Type
Article
Title
Catching up with big fish in the big pond? Multi-level network analysis through linked design
In
Social Networks
Author(s)
LAZEGA Emmanuel - Institut de Recherche Interdisciplinaire en Sciences Sociales (IRISSO) (Author)
JOURDA Marie-Thérèse - Centre d'Etudes Politiques de l'Europe Latine (Author)
MOUNIER Lise - Centre Maurice Halbwachs (Author)

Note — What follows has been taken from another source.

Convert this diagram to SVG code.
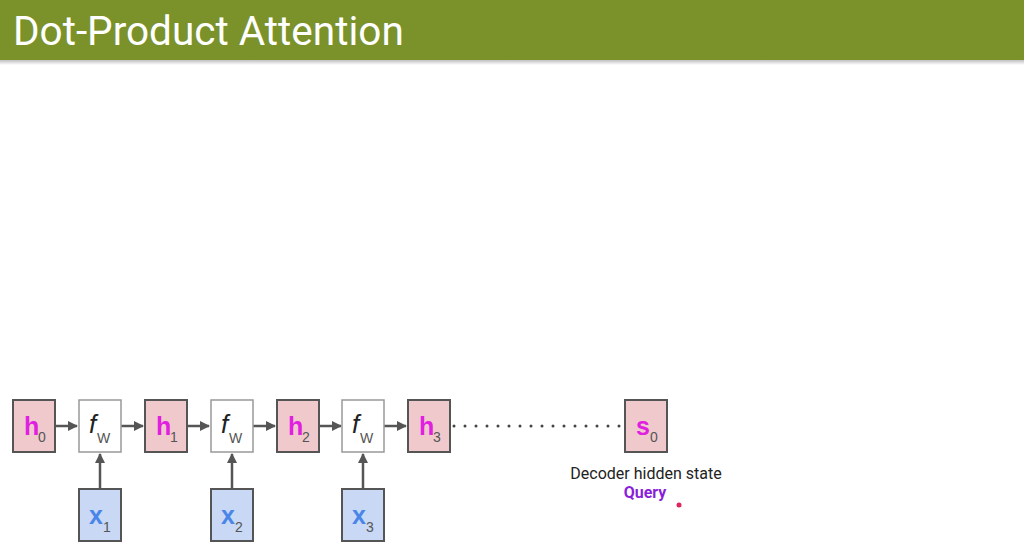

STOFER Rafaël - Université Paris-Dauphine (Author)
Editor
NL : Elsevier B.V.
Volume
30
Number
2
Pages
159 - 176 p.
ISSN
03788733
Keywords
Multi-level networks, Meso-sociology, Linked design, Duality, Fish/pond
Abstract
EN
This article contributes to the study of “duality” [Breiger, R., 1974. The duality of persons and groups. Social Forces 53, 181–190] in social life. Our study explores multi-level networks of superposed and partially connected interdependencies, the first being inter-organizational, the second inter-individual. We propose a method of structural linked design as an articulation for these levels. First, we examine separately the complete networks at each level. Second, we combine the two networks in relation to one another using systematic information about the membership of each individual in the first network (inter-individual) to one of the organizations in the second network (inter-organizational), as in bipartite networks. This dual positioning, or the linked design approach, is carried out in an empirical study examining performance variations within the “elite” of French cancer researchers in 1999. By looking at measures of centrality, we identify the actors that these top researchers consider as central or peripheral at the inter-individual level (the big and the little fish among the elite), and the laboratories that the research directors consider as central or peripheral at the inter-organizational level (the big and the little ponds among all the laboratories conducting cancer research in France at that time). In addition to the rather trivial report of the competitive advantage of big fish in big ponds (particularly because of the advantage of size for laboratories in this field), we use measurements of scientific performance to identify “catching up” strategies that the smallest fish use in this system. We suggest that this method offers new insights into the duality and multi-level dimension of complex systems of interdependencies, and also into the ways in which actors manage these interdependencies. We believe that it adds a new dimension to the sociological exploration of the determinants of performance, of meso-level phenomena such as opportunity structures and institutional change, or of macro-level phenomena such as social inequalities.